My shuttle's cpu fan died the other day and have had a heck of a time finding another 80mm x 10mm fan to replace it. I can get one direct from shuttle, but it's $22 ($10 fan and $12 shipping  ) for a stupid little fan! (and no, they don't allow pick ups :sad: ) Isn't there a cheaper fan of this size out there?


----------



## oldmn (Oct 16, 2005)

Any 3 wire 80 mm fan should fit as long as the Mounting screws are long enough. :sayyes:
http://www.newegg.com/Product/Produ...ice=&MaxPrice=&SubCategory=62&Submit=Property


----------



## ebackhus (Apr 21, 2005)

Any 80mm fan will do the trick. You'll just likely have to use longer screws to secure it. the 10mm part is of minor consequence.


----------



## Harriet Tubgirl (Nov 21, 2005)

*Can't mount anything deeper than 10mm*

Can't mount anything deeper than 10mm since it sits inside a fan shroud attached to the heatpipe radiator (ICE system)

looks similar to this:
http://www.mpc.ru/images/news/1825/image007.jpg

sadly the 10mm is of major consequence, right now i have a 80mmx25mm attached to the outside of the case with paper clips (lol) it's a bit ghetto, noisy, and not very effecient. (higher temps)


----------



## ebackhus (Apr 21, 2005)

Ohhh! Well, now we have a problem on our hands.

I scoured newegg and TigerDirect but came up empty.


----------



## oldmn (Oct 16, 2005)

These guys have them but how you would go about getting one. :4-dontkno 
http://www.cooltron.com/index.shtml
You would likely be better off just ordering the other one.


----------



## Wozer (Oct 3, 2004)

http://www.byte-tech.net/Cases.htm

look on the bottom of the screen....no scrolling necessary...SKU# R1583


----------



## knightrider56 (Feb 15, 2010)

Hay
I am looking for a 80mm x 10mm case fan to go behind my mother board. I have a Rosewill gamer case and only a fan this size will fit beneath the board and the outer case fan grill. 

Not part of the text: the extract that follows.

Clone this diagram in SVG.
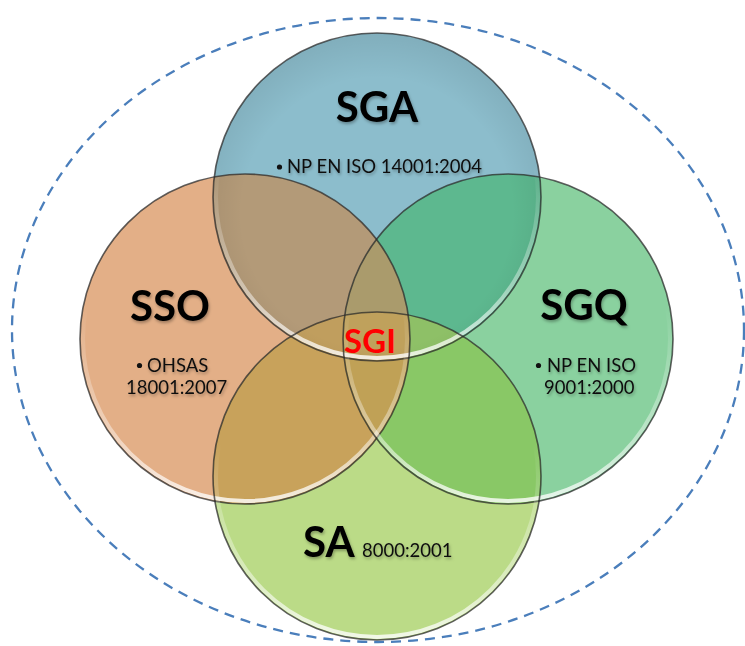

Can you help me find one somewhere. I have struck out so far.


----------



## gcavan (Aug 13, 2009)

You might try an electronics parts place like Mouser or Digi-Key I'm not sure that you would save any money over the oem part.


----------



## knightrider56 (Feb 15, 2010)

The darn case didnt come with one but recomended one. So im looking for one. It sounded like a good idea. so there is no oem one that i can find..


any other good ideas please. and i am not being sarcastic truly want more ideas......


----------